Take for example a campus where Republicans largely out number Democrats. There is nothing to stop the Republicans from taking over the campus Democrats and silencing liberal voices.
The possibilities are endless.
The decision forces campus groups to admit members who are openly hostile to a group’s position. Imagine an atheist group taking over a Christian group, a Muslim group taking over a Jewish group, the cat club taking overt the dog club. Justice Ginsberg dismissed this slippery slope argument as “more hypothetical than real.”
Not so fast, Justice Ginsburg.
In the past few years, some Muslim groups have sought to silence Jewish voices in American schools. Just recently the University of California-Irvine recommended the suspension of a Muslim student group for disrupting an Israeli ambassadors speech.

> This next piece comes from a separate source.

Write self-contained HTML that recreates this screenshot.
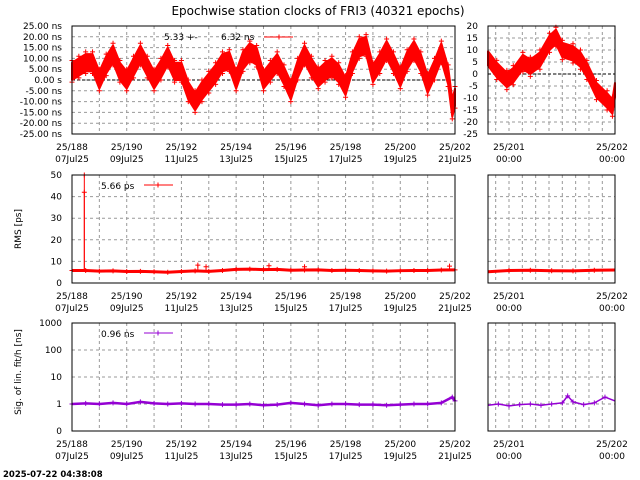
<!DOCTYPE html>
<html><head><meta charset="utf-8"><style>
html,body{margin:0;padding:0;background:#fff}
svg{display:block;font-family:"DejaVu Sans","Liberation Sans",sans-serif}
</style></head><body>
<svg id="c" width="640" height="480" viewBox="0 0 640 480" xmlns="http://www.w3.org/2000/svg">
<text x="318" y="15" font-size="12" text-anchor="middle">Epochwise station clocks of FRI3 (40321 epochs)</text>
<text x="3" y="477" font-size="8.5" font-weight="bold">2025-07-22 04:38:08</text>
</svg>
<script>
// ---- data ----
const clockDays = [188,188.25,188.5,188.75,189,189.25,189.5,189.75,190,190.25,190.5,190.75,191,191.25,191.5,191.75,192,192.25,192.5,192.75,193,193.25,193.5,193.75,194,194.25,194.5,194.75,195,195.25,195.5,195.75,196,196.25,196.5,196.75,197,197.25,197.5,197.75,198,198.25,198.5,198.75,199,199.25,199.5,199.75,200,200.25,200.5,200.75,201,201.25,201.5,201.75,201.9,202];
const clockMid = [4,6,8,8,0,7,12,4,0,6,12,6,0,5,11,4,4,-5,-10,-5,-1,3,8,9,0,9,13,11,0,4,8,2,-5,5,12,6,1,4,6,3,-3,8,15,16,3,8,14,8,1,9,14,8,-2,5,13,2,-13,-8];
const clockSpread = 4;
const zoomDays = [200.8,200.885,200.98,201.04,201.13,201.2,201.29,201.38,201.44,201.5,201.6,201.67,201.73,201.82,201.92,201.97,202.0];
const zoomClock = [6.5,1.7,-2.5,-0.5,5,3,6,13,15.5,10,8.6,6,1.7,-6.7,-11,-13.6,-6.7];
const zoomSpread = 3;
const rmsDays = [188,188.5,189,189.5,190,190.5,191,191.5,192,192.5,193,193.5,194,194.5,195,195.5,196,196.5,197,197.5,198,198.5,199,199.5,200,200.5,201,201.5,202];
const rmsVals = [5.8,5.8,5.5,5.6,5.3,5.4,5.2,5.0,5.3,5.6,5.4,5.8,6.3,6.4,6.2,6.3,5.9,6.0,6.1,5.8,5.9,5.8,5.6,5.5,5.7,5.8,5.8,6.0,6.1];
const rmsSpikes = [[188.45,42],[188.45,50],[192.6,8.3],[192.9,7.5],[195.2,8],[196.5,7.5],[201.8,7.8]];
const rmsZoomDays = [200.8,201,201.2,201.4,201.6,201.8,202];
const rmsZoomVals = [5.2,5.8,5.9,5.7,5.6,5.9,6.0];
const sigDays = [188,188.5,189,189.5,190,190.5,191,191.5,192,192.5,193,193.5,194,194.5,195,195.5,196,196.5,197,197.5,198,198.5,199,199.5,200,200.5,201,201.5,201.9,202];
const sigVals = [1.0,1.05,1.0,1.1,1.0,1.2,1.05,1.0,1.05,1.0,1.0,0.95,0.95,1.0,0.9,0.95,1.1,1.0,0.9,1.0,1.0,0.95,0.95,0.9,0.95,1.0,1.0,1.1,1.8,1.3];
const sigZoomDays = [200.8,200.9,201,201.1,201.2,201.3,201.4,201.5,201.55,201.6,201.7,201.8,201.9,202];
const sigZoomVals = [0.9,1.0,0.85,0.95,1.0,0.9,1.0,1.1,2.0,1.2,0.95,1.1,1.8,1.3];
const topTicks = ["25.00 ns","20.00 ns","15.00 ns","10.00 ns","5.00 ns","0.00  s","-5.00 ns","-10.00 ns","-15.00 ns","-20.00 ns","-25.00 ns"];
const topZoomTicks = ["20","15","10","5","0","-5","-10","-15","-20","-25"];
const rmsTicks = ["50","40","30","20","10","0"];
const sigTicks = ["1000","100","10","1","0"];
const dayLabels = [["25/188","07Jul25"],["25/190","09Jul25"],["25/192","11Jul25"],["25/194","13Jul25"],["25/196","15Jul25"],["25/198","17Jul25"],["25/200","19Jul25"],["25/202","21Jul25"]];
const zoomLabels = [["25/201","00:00"],["25/202","00:00"]];

// ---- drawing ----
const svg = document.getElementById('c');
const NS = 'http://www.w3.org/2000/svg';
function mk(tag, attrs, name, parent) {
  const e = document.createElementNS(NS, tag);
  for (const k in attrs) e.setAttribute(k, attrs[k]);
  
  
  (parent || svg).appendChild(e);
  return e;
}
function txt(x, y, s, anchor, name, size) {
  const t = mk('text', {x: x, y: y, 'font-size': size || 9, 'text-anchor': anchor || 'middle'}, name);
  t.textContent = s;
  return t;
}
const L = {x0: 72, x1: 455, d0: 188, d1: 202};
const R = {x0: 488, x1: 615, d0: 200.803, d1: 201.994};
const rows = [{y0: 26, y1: 134}, {y0: 175, y1: 283}, {y0: 323, y1: 431}];
const sx = (P, d) => P.x0 + (d - P.d0) / (P.d1 - P.d0) * (P.x1 - P.x0);
const sy = (row, v, vmin, vmax) => row.y1 - (v - vmin) / (vmax - vmin) * (row.y1 - row.y0);
const logy = (row, v) => sy(row, Math.log10(v), -1, 3);

function frame(P, row, name) {
  mk('rect', {x: P.x0, y: row.y0, width: P.x1 - P.x0, height: row.y1 - row.y0, fill: 'none', stroke: '#000', 'stroke-width': 1}, name);
}
function vgrid(P, row, days) {
  days.forEach(d => {
    const x = sx(P, d);
    if (x <= P.x0 + 0.5 || x >= P.x1 - 0.5) return;
    mk('line', {x1: x, x2: x, y1: row.y0, y2: row.y1, stroke: '#999', 'stroke-dasharray': '3,3', 'stroke-width': 1}, 'v-gridline');
  });
}
function hgrid(P, row, n, name) {
  for (let i = 1; i < n; i++) {
    const y = row.y0 + i * (row.y1 - row.y0) / n;
    mk('line', {x1: P.x0, x2: P.x1, y1: y, y2: y, stroke: '#999', 'stroke-dasharray': '3,3', 'stroke-width': 1}, name || 'h-gridline');
  }
}
function cross(x, y, col, name) {
  mk('path', {d: `M${x-2.5},${y}h5M${x},${y-2.5}v5`, stroke: col, 'stroke-width': 1, fill: 'none'}, name);
}
function band(P, row, days, mids, spread, vmin, vmax, name) {
  let up = [], dn = [];
  days.forEach((d, i) => {
    const x = Math.max(P.x0, Math.min(P.x1, sx(P, d)));
    up.push(x + ',' + Math.max(row.y0, sy(row, mids[i] + spread, vmin, vmax)));
    dn.unshift(x + ',' + Math.min(row.y1, sy(row, mids[i] - spread, vmin, vmax)));
  });
  mk('polygon', {points: up.concat(dn).join(' '), fill: '#f00', stroke: '#f00', 'stroke-width': 2, 'stroke-linejoin': 'round'}, name);
  days.forEach((d, i) => {
    const x = sx(P, d);
    if (x < P.x0 || x > P.x1) return;
    cross(x, sy(row, mids[i] + spread + 1, vmin, vmax), '#f00', 'clock-point');
    cross(x, sy(row, mids[i] - spread - 1, vmin, vmax), '#f00', 'clock-point');
  });
}
function series(P, row, days, vals, fy, col, name, w) {
  const pts = [];
  days.forEach((d, i) => {
    const x = Math.max(P.x0, Math.min(P.x1, sx(P, d)));
    pts.push(x + ',' + fy(vals[i]));
  });
  mk('polyline', {points: pts.join(' '), fill: 'none', stroke: col, 'stroke-width': w || 3, 'stroke-linejoin': 'round'}, name);
  days.forEach((d, i) => {
    const x = sx(P, d);
    if (x < P.x0 || x > P.x1) return;
    cross(x, fy(vals[i]), col, name + '-point');
  });
}

const days = [];
for (let d = 188; d <= 202; d++) days.push(d);
const zdays = [];
for (let h = 0; h <= 30; h += 3) zdays.push(200.875 + h / 24);

// grids
rows.forEach((row, ri) => {
  vgrid(L, row, days);
  vgrid(R, row, zdays);
});
hgrid(L, rows[0], 10, 'top-h-grid');
hgrid(R, rows[0], 9, 'top-zoom-h-grid');
hgrid(L, rows[1], 5); hgrid(R, rows[1], 5);
hgrid(L, rows[2], 4); hgrid(R, rows[2], 4);

// zero lines
mk('line', {x1: L.x0, x2: L.x1, y1: sy(rows[0], 0, -25, 25), y2: sy(rows[0], 0, -25, 25), stroke: '#000', 'stroke-dasharray': '3,2'}, 'zero-line');
mk('line', {x1: R.x0, x2: R.x1, y1: sy(rows[0], 0, -25, 20), y2: sy(rows[0], 0, -25, 20), stroke: '#000', 'stroke-dasharray': '3,2'}, 'zero-line-zoom');

// series
band(L, rows[0], clockDays, clockMid, clockSpread, -25, 25, 'clock-band');
band(R, rows[0], zoomDays, zoomClock, zoomSpread, -25, 20, 'clock-zoom-band');
series(L, rows[1], rmsDays, rmsVals, v => sy(rows[1], v, 0, 50), '#f00', 'rms-series', 3);
rmsSpikes.forEach(s => {
  const x = sx(L, s[0]);
  mk('line', {x1: x, x2: x, y1: sy(rows[1], 5.8, 0, 50), y2: sy(rows[1], s[1], 0, 50), stroke: '#f00', 'stroke-width': 1}, 'rms-spike');
  cross(x, sy(rows[1], s[1], 0, 50), '#f00', 'rms-spike-point');
});
series(R, rows[1], rmsZoomDays, rmsZoomVals, v => sy(rows[1], v, 0, 50), '#f00', 'rms-zoom-series', 3);
series(L, rows[2], sigDays, sigVals, v => logy(rows[2], v), '#9400d3', 'sigma-series', 2.5);
series(R, rows[2], sigZoomDays, sigZoomVals, v => logy(rows[2], v), '#9400d3', 'sigma-zoom-series', 1.5);

// frames
rows.forEach(row => { frame(L, row, 'plot-frame'); frame(R, row, 'zoom-plot-frame'); });

// y tick labels
topTicks.forEach((s, i) => txt(62, rows[0].y0 + i * 10.8 + 3, s, 'end', 'top-y-tick'));
topZoomTicks.forEach((s, i) => txt(478, rows[0].y0 + i * 12 + 3, s, 'end', 'top-zoom-y-tick'));
rmsTicks.forEach((s, i) => txt(62, rows[1].y0 + i * 21.6 + 3, s, 'end', 'rms-y-tick'));
sigTicks.forEach((s, i) => txt(62, rows[2].y0 + i * 27 + 3, s, 'end', 'sigma-y-tick'));

// x tick labels
rows.forEach(row => {
  dayLabels.forEach((lab, i) => {
    const x = sx(L, 188 + 2 * i);
    txt(x, row.y1 + 16, lab[0], 'middle', 'x-tick-day');
    txt(x, row.y1 + 28, lab[1], 'middle', 'x-tick-date');
  });
  zoomLabels.forEach((lab, i) => {
    const x = i === 0 ? sx(R, 201) : 612;
    txt(x, row.y1 + 16, lab[0], 'middle', 'zoom-x-tick-day');
    txt(x, row.y1 + 28, lab[1], 'middle', 'zoom-x-tick-time');
  });
});

// axis titles
const t1 = txt(21, 229, 'RMS [ps]', 'middle', 'rms-y-axis-title');
t1.setAttribute('transform', 'rotate(-90 21 229)');
const t2 = txt(21, 372, 'Sig. of lin. fit/h [ns]', 'middle', 'sigma-y-axis-title');
t2.setAttribute('transform', 'rotate(-90 21 372)');

// legends
txt(164, 40, '5.33 +-', 'start', 'top-legend-mean');
txt(221, 40, '6.32 ns', 'start', 'top-legend-label');
mk('line', {x1: 264, x2: 293, y1: 37, y2: 37, stroke: '#f00', 'stroke-width': 1}, 'top-legend-line');
cross(279, 37, '#f00', 'top-legend-marker');
txt(101, 189, '5.66 ps', 'start', 'rms-legend-label');
mk('line', {x1: 144, x2: 173, y1: 185, y2: 185, stroke: '#f00', 'stroke-width': 1}, 'rms-legend-line');
cross(158, 185, '#f00', 'rms-legend-marker');
txt(101, 337, '0.96 ns', 'start', 'sigma-legend-label');
mk('line', {x1: 144, x2: 173, y1: 333, y2: 333, stroke: '#9400d3', 'stroke-width': 1}, 'sigma-legend-line');
cross(158, 333, '#9400d3', 'sigma-legend-marker');
</script>
</body></html>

Writing for Townhall, Professor Mike Adams, a devout Christian, offered his thoughts on what can be done about the atheists on his campus:
“So, when I get back to the secular university in August, I plan to round up the students I know who are most hostile to atheism. Then I’m going to get them to help me find atheist-haters willing to join atheist student groups across the South. I plan to use my young fundamentalist Christian warriors to undermine the mission of every group that disagrees with me on the existence of God.”
“Justice Ginsburg was not impressed by the argument that the policy allows students hostile to a group’s core tenets to disrupt the group’s mission, or even destroy the group altogether … But I intend to make such concerns a reality for the unbelieving heathens.”
His full article can be found here. While the article has a certain tongue-in-cheek quality, the possibility of campus discord is very real.
Law schools should be a forum for healthy, open, and honest debate. The forum is muddled when administrators, liberal or conservative, attempt to limit freedom of speech.
What Ms. Kay did to Christian students and what Ms. Kagan did to military recruiters is shameful.
Who knows, maybe Ms. Kay is just positioning herself for an Obama nomination to the Supreme Court as well.